**WHAT TO WORK ON**
Return each line of the data below verbatim; pictures are to be left out.

**INPUT DATA**

::::

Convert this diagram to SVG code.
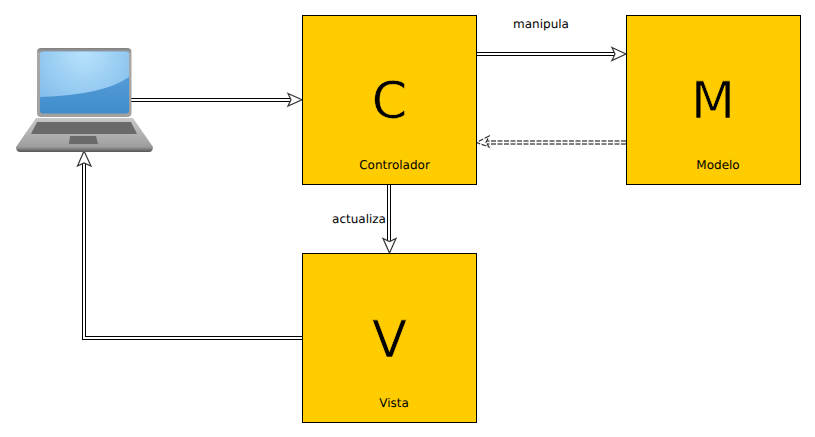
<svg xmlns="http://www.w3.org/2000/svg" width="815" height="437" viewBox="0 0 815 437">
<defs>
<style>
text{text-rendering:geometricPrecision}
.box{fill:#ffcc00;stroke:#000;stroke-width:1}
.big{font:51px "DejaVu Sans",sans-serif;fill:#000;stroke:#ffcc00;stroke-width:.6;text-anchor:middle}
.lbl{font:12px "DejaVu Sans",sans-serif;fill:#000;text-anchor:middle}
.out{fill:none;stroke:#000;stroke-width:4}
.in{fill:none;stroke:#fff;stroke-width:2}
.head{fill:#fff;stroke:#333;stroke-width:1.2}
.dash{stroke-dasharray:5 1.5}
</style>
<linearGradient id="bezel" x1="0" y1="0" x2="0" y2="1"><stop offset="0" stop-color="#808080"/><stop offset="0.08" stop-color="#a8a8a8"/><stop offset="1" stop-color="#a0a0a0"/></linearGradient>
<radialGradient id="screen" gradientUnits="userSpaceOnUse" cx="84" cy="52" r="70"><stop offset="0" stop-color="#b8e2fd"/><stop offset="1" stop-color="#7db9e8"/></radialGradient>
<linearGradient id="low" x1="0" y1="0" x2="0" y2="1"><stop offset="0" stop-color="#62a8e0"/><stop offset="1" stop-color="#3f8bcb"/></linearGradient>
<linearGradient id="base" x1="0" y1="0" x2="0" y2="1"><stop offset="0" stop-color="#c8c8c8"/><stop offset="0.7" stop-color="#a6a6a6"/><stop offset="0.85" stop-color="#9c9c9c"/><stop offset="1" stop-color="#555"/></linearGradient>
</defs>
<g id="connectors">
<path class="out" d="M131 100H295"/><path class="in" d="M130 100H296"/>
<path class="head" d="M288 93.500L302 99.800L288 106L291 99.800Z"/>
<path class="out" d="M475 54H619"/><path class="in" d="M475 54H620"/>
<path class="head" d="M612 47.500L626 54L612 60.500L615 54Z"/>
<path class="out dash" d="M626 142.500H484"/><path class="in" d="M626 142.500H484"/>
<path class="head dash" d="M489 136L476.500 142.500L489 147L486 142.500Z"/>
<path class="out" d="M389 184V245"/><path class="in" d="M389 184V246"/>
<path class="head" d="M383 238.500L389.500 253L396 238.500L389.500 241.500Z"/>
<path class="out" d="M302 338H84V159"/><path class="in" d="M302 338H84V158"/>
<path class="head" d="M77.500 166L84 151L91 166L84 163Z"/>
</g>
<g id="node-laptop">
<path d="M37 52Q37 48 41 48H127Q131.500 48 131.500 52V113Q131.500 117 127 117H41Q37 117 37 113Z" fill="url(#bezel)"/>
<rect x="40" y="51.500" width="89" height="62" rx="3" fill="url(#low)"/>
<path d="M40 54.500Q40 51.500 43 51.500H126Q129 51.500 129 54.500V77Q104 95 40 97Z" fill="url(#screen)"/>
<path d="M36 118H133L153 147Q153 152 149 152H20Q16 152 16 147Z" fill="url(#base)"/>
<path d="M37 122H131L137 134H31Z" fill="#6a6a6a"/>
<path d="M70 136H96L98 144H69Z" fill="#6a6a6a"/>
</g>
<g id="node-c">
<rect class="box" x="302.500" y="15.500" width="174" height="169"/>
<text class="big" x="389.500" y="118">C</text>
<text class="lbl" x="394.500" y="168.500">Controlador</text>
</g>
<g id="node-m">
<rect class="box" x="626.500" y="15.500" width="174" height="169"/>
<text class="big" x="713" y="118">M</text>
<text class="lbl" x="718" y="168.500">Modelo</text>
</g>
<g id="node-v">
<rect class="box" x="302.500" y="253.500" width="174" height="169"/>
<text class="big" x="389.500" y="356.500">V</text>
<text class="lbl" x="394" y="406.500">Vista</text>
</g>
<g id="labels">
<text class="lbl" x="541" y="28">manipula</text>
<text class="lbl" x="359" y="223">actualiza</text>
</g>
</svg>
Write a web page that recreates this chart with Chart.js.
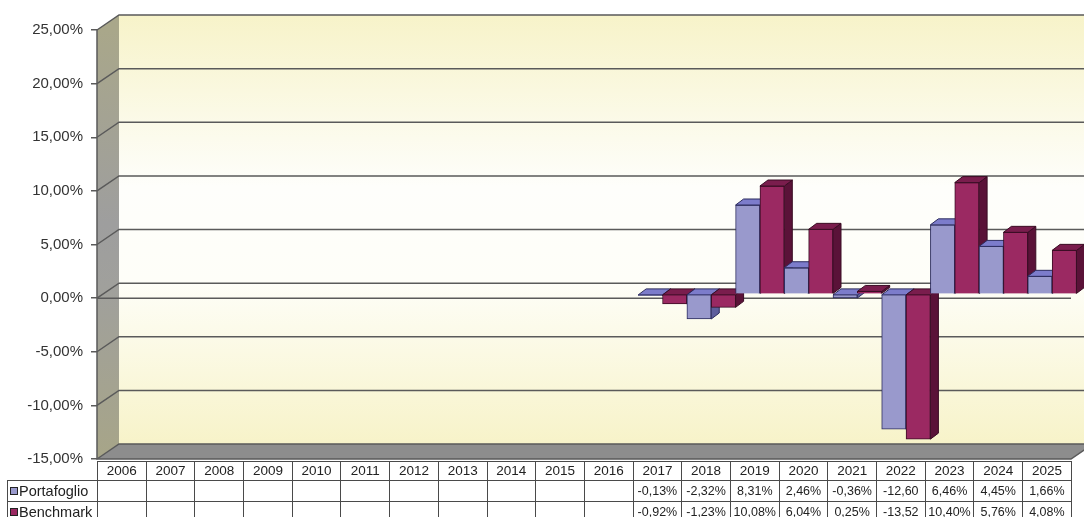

::::

**SOLUTION**
Convert this diagram to SVG code.
<svg xmlns="http://www.w3.org/2000/svg" width="815" height="437" viewBox="0 0 815 437">
<defs>
<style>
text{text-rendering:geometricPrecision}
.box{fill:#ffcc00;stroke:#000;stroke-width:1}
.big{font:51px "DejaVu Sans",sans-serif;fill:#000;stroke:#ffcc00;stroke-width:.6;text-anchor:middle}
.lbl{font:12px "DejaVu Sans",sans-serif;fill:#000;text-anchor:middle}
.out{fill:none;stroke:#000;stroke-width:4}
.in{fill:none;stroke:#fff;stroke-width:2}
.head{fill:#fff;stroke:#333;stroke-width:1.2}
.dash{stroke-dasharray:5 1.5}
</style>
<linearGradient id="bezel" x1="0" y1="0" x2="0" y2="1"><stop offset="0" stop-color="#808080"/><stop offset="0.08" stop-color="#a8a8a8"/><stop offset="1" stop-color="#a0a0a0"/></linearGradient>
<radialGradient id="screen" gradientUnits="userSpaceOnUse" cx="84" cy="52" r="70"><stop offset="0" stop-color="#b8e2fd"/><stop offset="1" stop-color="#7db9e8"/></radialGradient>
<linearGradient id="low" x1="0" y1="0" x2="0" y2="1"><stop offset="0" stop-color="#62a8e0"/><stop offset="1" stop-color="#3f8bcb"/></linearGradient>
<linearGradient id="base" x1="0" y1="0" x2="0" y2="1"><stop offset="0" stop-color="#c8c8c8"/><stop offset="0.7" stop-color="#a6a6a6"/><stop offset="0.85" stop-color="#9c9c9c"/><stop offset="1" stop-color="#555"/></linearGradient>
</defs>
<g id="connectors">
<path class="out" d="M131 100H295"/><path class="in" d="M130 100H296"/>
<path class="head" d="M288 93.500L302 99.800L288 106L291 99.800Z"/>
<path class="out" d="M475 54H619"/><path class="in" d="M475 54H620"/>
<path class="head" d="M612 47.500L626 54L612 60.500L615 54Z"/>
<path class="out dash" d="M626 142.500H484"/><path class="in" d="M626 142.500H484"/>
<path class="head dash" d="M489 136L476.500 142.500L489 147L486 142.500Z"/>
<path class="out" d="M389 184V245"/><path class="in" d="M389 184V246"/>
<path class="head" d="M383 238.500L389.500 253L396 238.500L389.500 241.500Z"/>
<path class="out" d="M302 338H84V159"/><path class="in" d="M302 338H84V158"/>
<path class="head" d="M77.500 166L84 151L91 166L84 163Z"/>
</g>
<g id="node-laptop">
<path d="M37 52Q37 48 41 48H127Q131.500 48 131.500 52V113Q131.500 117 127 117H41Q37 117 37 113Z" fill="url(#bezel)"/>
<rect x="40" y="51.500" width="89" height="62" rx="3" fill="url(#low)"/>
<path d="M40 54.500Q40 51.500 43 51.500H126Q129 51.500 129 54.500V77Q104 95 40 97Z" fill="url(#screen)"/>
<path d="M36 118H133L153 147Q153 152 149 152H20Q16 152 16 147Z" fill="url(#base)"/>
<path d="M37 122H131L137 134H31Z" fill="#6a6a6a"/>
<path d="M70 136H96L98 144H69Z" fill="#6a6a6a"/>
</g>
<g id="node-c">
<rect class="box" x="302.500" y="15.500" width="174" height="169"/>
<text class="big" x="389.500" y="118">C</text>
<text class="lbl" x="394.500" y="168.500">Controlador</text>
</g>
<g id="node-m">
<rect class="box" x="626.500" y="15.500" width="174" height="169"/>
<text class="big" x="713" y="118">M</text>
<text class="lbl" x="718" y="168.500">Modelo</text>
</g>
<g id="node-v">
<rect class="box" x="302.500" y="253.500" width="174" height="169"/>
<text class="big" x="389.500" y="356.500">V</text>
<text class="lbl" x="394" y="406.500">Vista</text>
</g>
<g id="labels">
<text class="lbl" x="541" y="28">manipula</text>
<text class="lbl" x="359" y="223">actualiza</text>
</g>
</svg>
Write a web page that recreates this chart with Chart.js.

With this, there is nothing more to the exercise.